Given exercise:
Without the pictures, output the lines of the material from the very first through the one that holds "import seaborn as sns".

(Stored items from a collection)

>>>>>

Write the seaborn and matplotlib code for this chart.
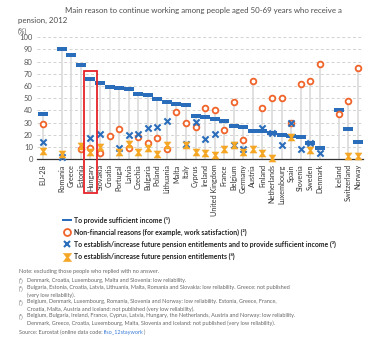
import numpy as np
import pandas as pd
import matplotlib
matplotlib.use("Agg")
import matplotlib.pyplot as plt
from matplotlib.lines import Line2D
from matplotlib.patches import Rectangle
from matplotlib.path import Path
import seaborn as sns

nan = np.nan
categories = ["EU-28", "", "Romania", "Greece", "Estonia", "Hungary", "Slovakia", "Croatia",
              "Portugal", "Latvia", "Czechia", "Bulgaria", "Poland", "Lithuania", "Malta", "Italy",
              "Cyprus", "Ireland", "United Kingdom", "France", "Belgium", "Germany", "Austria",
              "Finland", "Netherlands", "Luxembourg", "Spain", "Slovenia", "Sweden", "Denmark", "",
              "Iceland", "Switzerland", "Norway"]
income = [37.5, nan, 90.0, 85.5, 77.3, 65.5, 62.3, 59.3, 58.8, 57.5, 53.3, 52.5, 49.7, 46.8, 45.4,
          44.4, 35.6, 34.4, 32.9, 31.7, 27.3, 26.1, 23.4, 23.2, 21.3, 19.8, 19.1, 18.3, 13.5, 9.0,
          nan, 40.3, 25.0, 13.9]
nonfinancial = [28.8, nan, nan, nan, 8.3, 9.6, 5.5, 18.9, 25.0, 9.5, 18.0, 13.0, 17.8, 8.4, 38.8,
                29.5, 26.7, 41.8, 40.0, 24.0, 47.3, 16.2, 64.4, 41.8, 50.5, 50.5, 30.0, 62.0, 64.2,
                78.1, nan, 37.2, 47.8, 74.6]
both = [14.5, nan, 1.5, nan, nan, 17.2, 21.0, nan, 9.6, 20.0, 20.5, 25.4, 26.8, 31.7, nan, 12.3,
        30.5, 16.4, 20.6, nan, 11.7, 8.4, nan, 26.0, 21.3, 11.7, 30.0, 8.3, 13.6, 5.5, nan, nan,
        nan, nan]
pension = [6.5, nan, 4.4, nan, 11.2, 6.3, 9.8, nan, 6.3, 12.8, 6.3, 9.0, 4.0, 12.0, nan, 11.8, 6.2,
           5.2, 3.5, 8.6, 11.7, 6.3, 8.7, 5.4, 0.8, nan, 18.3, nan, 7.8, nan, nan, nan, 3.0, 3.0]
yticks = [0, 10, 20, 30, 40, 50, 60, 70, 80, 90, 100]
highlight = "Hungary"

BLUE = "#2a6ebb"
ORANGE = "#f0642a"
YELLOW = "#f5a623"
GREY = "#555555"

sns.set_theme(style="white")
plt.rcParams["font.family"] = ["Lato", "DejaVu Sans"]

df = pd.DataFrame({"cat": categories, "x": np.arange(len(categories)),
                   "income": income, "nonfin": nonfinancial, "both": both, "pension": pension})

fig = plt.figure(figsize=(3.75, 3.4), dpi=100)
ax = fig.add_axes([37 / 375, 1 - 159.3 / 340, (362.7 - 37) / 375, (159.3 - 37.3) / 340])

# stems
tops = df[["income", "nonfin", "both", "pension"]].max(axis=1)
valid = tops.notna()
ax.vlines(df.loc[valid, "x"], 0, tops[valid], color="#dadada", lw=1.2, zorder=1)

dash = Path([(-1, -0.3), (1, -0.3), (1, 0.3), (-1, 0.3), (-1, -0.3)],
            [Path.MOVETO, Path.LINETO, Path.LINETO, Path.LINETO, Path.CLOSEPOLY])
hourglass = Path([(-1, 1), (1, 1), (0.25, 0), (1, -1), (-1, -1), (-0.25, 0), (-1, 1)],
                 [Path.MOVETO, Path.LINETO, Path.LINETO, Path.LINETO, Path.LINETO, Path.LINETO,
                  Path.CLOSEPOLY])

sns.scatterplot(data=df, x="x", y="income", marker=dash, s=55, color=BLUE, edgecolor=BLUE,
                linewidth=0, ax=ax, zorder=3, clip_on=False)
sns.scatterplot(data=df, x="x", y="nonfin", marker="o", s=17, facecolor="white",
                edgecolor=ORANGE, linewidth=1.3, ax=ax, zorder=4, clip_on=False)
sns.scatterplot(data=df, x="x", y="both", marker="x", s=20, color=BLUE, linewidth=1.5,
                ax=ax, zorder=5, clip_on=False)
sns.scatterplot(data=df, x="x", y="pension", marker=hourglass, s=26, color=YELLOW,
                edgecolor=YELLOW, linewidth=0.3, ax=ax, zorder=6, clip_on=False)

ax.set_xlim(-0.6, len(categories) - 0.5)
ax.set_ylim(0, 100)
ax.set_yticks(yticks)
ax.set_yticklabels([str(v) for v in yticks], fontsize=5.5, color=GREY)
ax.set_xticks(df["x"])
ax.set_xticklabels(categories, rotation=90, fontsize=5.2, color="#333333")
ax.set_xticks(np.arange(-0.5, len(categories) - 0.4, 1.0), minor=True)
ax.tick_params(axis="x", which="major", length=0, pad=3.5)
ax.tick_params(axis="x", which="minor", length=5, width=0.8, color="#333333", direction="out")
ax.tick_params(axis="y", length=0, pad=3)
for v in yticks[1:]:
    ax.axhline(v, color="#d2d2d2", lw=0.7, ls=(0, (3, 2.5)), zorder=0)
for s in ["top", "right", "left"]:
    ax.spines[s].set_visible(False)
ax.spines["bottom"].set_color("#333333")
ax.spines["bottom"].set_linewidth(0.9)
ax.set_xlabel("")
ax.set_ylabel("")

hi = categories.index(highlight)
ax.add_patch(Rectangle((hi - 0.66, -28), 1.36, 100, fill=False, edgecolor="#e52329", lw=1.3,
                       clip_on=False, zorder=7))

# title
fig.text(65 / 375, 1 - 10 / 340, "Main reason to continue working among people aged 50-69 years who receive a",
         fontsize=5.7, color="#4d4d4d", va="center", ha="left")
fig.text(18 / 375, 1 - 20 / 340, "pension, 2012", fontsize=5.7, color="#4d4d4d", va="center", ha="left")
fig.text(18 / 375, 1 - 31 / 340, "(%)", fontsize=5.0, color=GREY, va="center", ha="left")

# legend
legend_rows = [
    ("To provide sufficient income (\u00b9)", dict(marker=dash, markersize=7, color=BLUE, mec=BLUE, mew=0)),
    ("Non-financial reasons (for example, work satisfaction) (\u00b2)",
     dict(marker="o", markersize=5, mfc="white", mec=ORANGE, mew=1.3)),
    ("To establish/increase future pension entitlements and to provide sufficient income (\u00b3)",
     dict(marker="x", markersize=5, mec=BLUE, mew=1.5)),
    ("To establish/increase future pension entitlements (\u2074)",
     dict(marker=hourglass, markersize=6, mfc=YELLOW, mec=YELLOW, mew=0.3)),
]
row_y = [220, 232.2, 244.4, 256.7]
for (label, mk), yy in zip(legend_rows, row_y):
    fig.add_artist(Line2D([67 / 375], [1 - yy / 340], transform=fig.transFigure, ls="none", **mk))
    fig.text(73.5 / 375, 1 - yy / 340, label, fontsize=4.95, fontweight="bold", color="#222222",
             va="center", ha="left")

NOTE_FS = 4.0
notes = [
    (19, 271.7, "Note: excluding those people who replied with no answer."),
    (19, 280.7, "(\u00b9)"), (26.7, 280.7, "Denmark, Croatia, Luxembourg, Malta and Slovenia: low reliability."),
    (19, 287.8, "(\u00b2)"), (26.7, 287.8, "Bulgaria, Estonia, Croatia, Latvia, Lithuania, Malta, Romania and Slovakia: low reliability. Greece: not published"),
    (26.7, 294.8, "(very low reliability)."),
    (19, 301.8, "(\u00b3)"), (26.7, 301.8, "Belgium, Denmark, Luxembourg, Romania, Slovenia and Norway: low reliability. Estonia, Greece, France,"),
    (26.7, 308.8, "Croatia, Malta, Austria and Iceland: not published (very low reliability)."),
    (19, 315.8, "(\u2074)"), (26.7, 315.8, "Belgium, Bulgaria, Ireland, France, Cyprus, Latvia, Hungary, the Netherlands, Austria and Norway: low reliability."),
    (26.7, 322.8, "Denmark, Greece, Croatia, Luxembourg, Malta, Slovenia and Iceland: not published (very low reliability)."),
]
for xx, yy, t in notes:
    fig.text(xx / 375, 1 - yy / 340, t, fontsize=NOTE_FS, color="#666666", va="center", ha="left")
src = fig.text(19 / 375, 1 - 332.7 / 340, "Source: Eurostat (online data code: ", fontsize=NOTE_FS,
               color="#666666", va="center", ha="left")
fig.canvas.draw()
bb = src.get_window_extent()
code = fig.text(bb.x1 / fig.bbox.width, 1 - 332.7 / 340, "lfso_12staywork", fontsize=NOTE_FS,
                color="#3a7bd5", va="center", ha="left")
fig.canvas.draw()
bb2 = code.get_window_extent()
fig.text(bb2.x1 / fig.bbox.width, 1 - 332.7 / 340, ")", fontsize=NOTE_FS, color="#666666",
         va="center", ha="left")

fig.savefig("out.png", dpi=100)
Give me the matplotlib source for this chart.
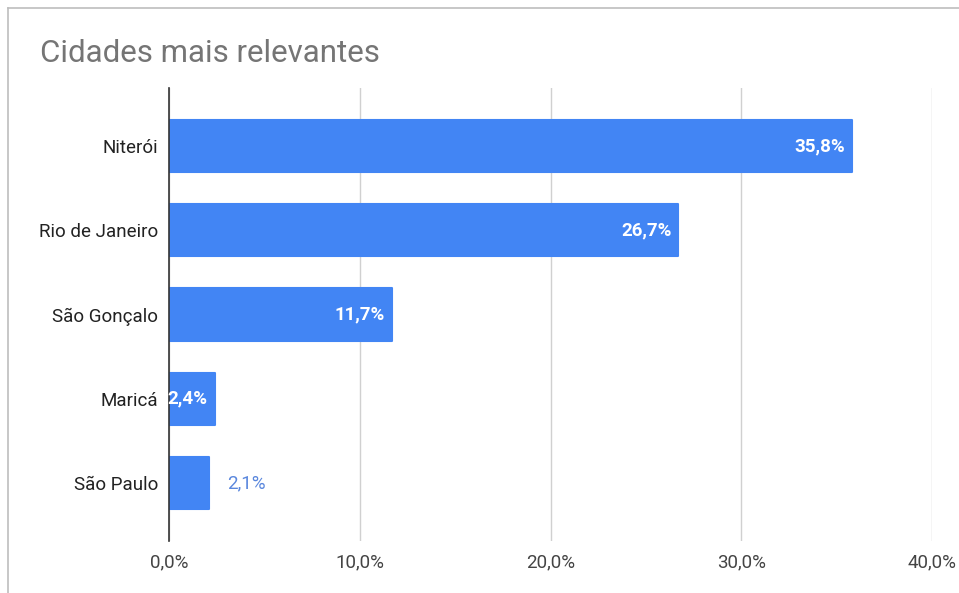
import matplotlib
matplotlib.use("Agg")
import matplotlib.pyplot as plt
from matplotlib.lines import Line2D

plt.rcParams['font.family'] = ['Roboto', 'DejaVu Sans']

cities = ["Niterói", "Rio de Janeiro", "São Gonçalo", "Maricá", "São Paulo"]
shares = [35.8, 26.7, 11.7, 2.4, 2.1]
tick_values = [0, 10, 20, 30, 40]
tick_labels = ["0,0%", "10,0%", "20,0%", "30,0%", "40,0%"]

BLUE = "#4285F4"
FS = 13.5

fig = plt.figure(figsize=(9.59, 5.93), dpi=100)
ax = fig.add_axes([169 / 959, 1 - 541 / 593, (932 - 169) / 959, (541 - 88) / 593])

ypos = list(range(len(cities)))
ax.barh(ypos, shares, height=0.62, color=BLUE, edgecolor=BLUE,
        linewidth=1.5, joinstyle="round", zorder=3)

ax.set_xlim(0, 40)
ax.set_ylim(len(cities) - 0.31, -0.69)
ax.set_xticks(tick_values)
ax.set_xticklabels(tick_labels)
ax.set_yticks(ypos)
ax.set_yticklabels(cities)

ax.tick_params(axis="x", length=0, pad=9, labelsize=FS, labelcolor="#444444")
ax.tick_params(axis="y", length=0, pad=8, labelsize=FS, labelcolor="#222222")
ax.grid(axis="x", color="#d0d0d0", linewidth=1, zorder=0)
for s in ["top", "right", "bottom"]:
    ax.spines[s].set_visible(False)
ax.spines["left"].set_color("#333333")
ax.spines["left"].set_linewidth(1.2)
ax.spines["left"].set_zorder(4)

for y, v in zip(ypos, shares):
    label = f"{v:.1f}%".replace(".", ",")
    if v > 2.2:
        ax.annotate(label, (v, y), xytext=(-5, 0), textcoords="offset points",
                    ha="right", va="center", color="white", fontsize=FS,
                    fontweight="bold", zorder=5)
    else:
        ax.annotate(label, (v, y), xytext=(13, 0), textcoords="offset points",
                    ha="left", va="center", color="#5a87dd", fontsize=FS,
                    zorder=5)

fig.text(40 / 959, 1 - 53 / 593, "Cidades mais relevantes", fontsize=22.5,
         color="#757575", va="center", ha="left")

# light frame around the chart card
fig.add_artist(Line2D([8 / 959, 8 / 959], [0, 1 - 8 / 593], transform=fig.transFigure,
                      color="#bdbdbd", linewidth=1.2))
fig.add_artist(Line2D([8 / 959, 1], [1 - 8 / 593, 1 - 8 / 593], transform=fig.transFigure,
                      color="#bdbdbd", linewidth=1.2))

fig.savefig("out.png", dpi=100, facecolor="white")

<<<<<

Result of this exercise:
Write the seaborn and matplotlib code for this chart.
import numpy as np
import pandas as pd
import matplotlib
matplotlib.use("Agg")
import matplotlib.pyplot as plt
from matplotlib.lines import Line2D
from matplotlib.patches import Rectangle
from matplotlib.path import Path
import seaborn as sns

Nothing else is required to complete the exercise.